"Dengan novum itu bisa membuktikan bahwa Ibu (Atut) itu tidak terlibat sama sekali dalam perkaranya yang suap Aqil itu," kata pengacara Atut, Sukatma, saat dihubungi, Rabu, 6 Januari 2021.
Dia mengaku punya banyak fakta baru yang diyakini menguntungkan kliennya. Sejumlah dokumen telah dipersiapkan untuk menguji upaya hukum itu.
"Ya pokoknya sih kita punya novum yang membuktikan sebaliknya, dari putusan sebelumnya di pengadilan negeri, pengadilan tinggi, dan kasasi," ujar Sukatma.
Persidangan PK, kata Sukatma, sudah memasuki masa sidang ketiga di Pengadilan Negeri Jakarta Pusat. Upaya hukum itu sudah diajukan di penghujung 2020.
Sebelumnya, Mahkamah Agung (MA) memperberat hukuman Atut dari empat tahun menjadi tujuh tahun penjara. Kasasi Atut ditolak majelis hakim MA yang terdiri dari, Artidjo Alkostar, Krisna Harahap, Surachmin, MS Lumme serta Mohamad Askin.

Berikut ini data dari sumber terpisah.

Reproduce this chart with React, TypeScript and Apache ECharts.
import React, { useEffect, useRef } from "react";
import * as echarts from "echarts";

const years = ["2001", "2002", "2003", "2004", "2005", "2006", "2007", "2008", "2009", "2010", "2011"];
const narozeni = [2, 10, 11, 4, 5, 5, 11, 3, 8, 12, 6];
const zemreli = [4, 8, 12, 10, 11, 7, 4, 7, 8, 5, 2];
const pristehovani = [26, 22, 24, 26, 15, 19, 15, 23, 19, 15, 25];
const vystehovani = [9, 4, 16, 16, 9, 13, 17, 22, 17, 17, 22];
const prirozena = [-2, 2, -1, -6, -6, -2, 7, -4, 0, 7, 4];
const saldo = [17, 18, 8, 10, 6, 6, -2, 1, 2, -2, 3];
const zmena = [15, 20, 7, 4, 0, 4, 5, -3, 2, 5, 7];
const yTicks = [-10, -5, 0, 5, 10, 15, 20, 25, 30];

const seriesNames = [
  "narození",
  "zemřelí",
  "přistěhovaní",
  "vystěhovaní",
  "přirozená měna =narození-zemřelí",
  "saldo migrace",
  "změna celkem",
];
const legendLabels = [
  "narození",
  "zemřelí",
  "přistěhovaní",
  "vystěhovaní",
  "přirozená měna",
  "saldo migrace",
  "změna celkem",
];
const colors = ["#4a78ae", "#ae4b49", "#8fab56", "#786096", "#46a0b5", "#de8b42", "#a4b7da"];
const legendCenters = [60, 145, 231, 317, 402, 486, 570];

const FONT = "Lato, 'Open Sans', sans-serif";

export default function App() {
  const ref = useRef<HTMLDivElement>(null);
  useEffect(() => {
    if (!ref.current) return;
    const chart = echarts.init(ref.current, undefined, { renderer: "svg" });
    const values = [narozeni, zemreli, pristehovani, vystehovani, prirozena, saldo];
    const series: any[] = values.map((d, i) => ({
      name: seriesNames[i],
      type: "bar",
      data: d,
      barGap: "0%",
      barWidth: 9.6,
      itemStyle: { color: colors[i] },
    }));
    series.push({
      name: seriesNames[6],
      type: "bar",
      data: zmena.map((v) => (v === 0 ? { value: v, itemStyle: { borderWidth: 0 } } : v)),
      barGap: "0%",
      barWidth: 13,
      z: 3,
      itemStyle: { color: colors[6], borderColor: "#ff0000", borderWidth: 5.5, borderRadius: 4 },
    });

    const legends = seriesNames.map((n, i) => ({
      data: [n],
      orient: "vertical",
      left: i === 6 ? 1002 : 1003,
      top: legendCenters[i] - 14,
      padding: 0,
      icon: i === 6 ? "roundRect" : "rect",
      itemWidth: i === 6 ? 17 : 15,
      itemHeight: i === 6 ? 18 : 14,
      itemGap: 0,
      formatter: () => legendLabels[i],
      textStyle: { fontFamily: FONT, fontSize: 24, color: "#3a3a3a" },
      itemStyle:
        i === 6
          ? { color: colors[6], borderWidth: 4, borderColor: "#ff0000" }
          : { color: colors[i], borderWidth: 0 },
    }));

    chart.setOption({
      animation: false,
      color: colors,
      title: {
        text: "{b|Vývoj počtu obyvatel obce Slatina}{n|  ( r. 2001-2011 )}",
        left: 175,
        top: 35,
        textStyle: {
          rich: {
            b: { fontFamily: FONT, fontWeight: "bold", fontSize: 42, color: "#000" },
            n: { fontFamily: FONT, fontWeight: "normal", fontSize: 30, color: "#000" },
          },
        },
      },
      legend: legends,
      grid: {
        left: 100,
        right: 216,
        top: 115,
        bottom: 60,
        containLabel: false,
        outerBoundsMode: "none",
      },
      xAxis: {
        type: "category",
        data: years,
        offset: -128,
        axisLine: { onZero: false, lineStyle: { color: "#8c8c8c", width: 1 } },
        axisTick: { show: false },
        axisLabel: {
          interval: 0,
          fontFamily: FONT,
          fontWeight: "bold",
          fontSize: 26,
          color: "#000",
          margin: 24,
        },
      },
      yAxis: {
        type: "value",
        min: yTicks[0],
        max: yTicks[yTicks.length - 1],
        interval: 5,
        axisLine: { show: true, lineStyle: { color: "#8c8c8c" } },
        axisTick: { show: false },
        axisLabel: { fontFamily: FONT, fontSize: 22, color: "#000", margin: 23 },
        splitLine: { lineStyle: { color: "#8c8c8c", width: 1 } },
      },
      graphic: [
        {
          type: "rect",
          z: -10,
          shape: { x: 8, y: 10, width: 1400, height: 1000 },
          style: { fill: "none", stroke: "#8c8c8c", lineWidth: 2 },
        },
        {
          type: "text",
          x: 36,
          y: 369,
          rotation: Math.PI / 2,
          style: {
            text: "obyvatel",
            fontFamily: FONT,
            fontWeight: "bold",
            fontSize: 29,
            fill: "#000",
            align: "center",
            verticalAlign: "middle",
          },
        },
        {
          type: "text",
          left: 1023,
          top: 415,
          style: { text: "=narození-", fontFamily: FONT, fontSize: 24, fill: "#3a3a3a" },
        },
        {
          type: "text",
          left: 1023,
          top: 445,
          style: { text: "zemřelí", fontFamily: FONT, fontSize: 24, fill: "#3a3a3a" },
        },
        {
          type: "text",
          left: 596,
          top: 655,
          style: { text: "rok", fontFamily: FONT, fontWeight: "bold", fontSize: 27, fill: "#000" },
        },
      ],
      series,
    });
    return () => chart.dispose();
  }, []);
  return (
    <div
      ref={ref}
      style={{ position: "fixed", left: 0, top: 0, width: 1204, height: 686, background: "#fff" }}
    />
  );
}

"Perbuatan Atut secara langsung dapat merusak tatanan, harkat dan martabat bangsa dan negara RI, sehingga harus diganjar dengan hukuman yang berat," kata Hakim Agung Krisna di Jakarta, Senin, 23 Februari 2015.

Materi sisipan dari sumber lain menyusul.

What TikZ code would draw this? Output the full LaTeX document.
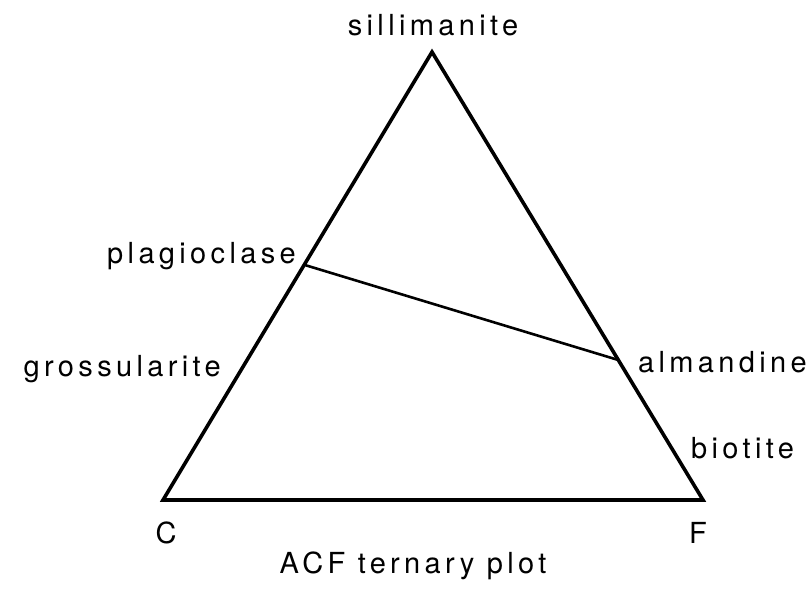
\documentclass[tikz,border=0pt]{standalone}
\usepackage{fontspec}
\setmainfont{TeX Gyre Heros}[LetterSpace=15]
\usepackage{tikz}
\usetikzlibrary{calc}
\definecolor{ink}{HTML}{000000}
\tikzset{
  mineral/.style={font=\fontsize{29}{31}\selectfont,text=ink,inner sep=0pt},
  sideline/.style={line width=3.6pt,color=ink,line join=miter},
  tieline/.style={line width=2.6pt,color=ink},
}

\begin{document}
\begin{tikzpicture}[x=1pt,y=-1pt]
  \useasboundingbox (0,0) rectangle (810,590);
  \coordinate (A) at (432,52);
  \coordinate (C) at (163,500);
  \coordinate (F) at (703,500);
  \coordinate (plag) at ($(C)!0.525!(A)$);
  \coordinate (alm) at ($(A)!0.6875!(F)$);

  \draw[sideline] (A) -- (C) -- (F) -- cycle;
  \draw[tieline] (plag) -- (alm);

  \node[mineral,anchor=base] (sil) at (433,35) {sillimanite};
  \node[mineral,anchor=base east] (pl) at (296,263) {plagioclase};
  \node[mineral,anchor=base east] (gr) at (221,376) {grossularite};
  \node[mineral,anchor=base west] (al) at (638,372) {almandine};
  \node[mineral,anchor=base west] (bi) at (691,458) {biotite};
  \node[mineral,anchor=base] (cl) at (166,543) {C};
  \node[mineral,anchor=base] (fl) at (698,543) {F};
  \node[mineral,anchor=base] (title) at (413,573) {ACF ternary plot};
\end{tikzpicture}
\end{document}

Pada pengadilan tingkat pertama, Atut divonis penjara empat tahun dan denda Rp200 juta subsider lima bulan kurungan. Atut dianggap bersalah memberikan uang Rp1 miliar kepada Akil Mochtar melalui advokat Susi Tur Andayani. Suap dimaksudkan memenangkan gugatan yang diajukan pasangan Pilkada Lebak, Amir Hamzah dan Kasmin.
Putusan tersebut jauh lebih ringan dibanding dengan tuntutan jaksa KPK yang menuntut Atut 10 tahun penjara ditambah denda Rp250 juta subsider lima bulan kurungan. Kemudian ditambah pidana pencabutan hak memilih dan dipilih dalam jabatan publik.
Vonis itu berdasarkan Pasal 6 ayat 1 huruf a Undang-Undang Nomor 31 Tahun 1999 sebagaimana telah diubah dengan Undang-Undang Nomor 20 tahun 2001 tentang Pemberantasan Tindak Pidana Korupsi jo Pasal 55 ayat (1) ke-1 KUHP mengenai perbuatan memberi atau menjanjikan sesuatu kepada hakim dengan maksud untuk mempengaruhi putusan perkara.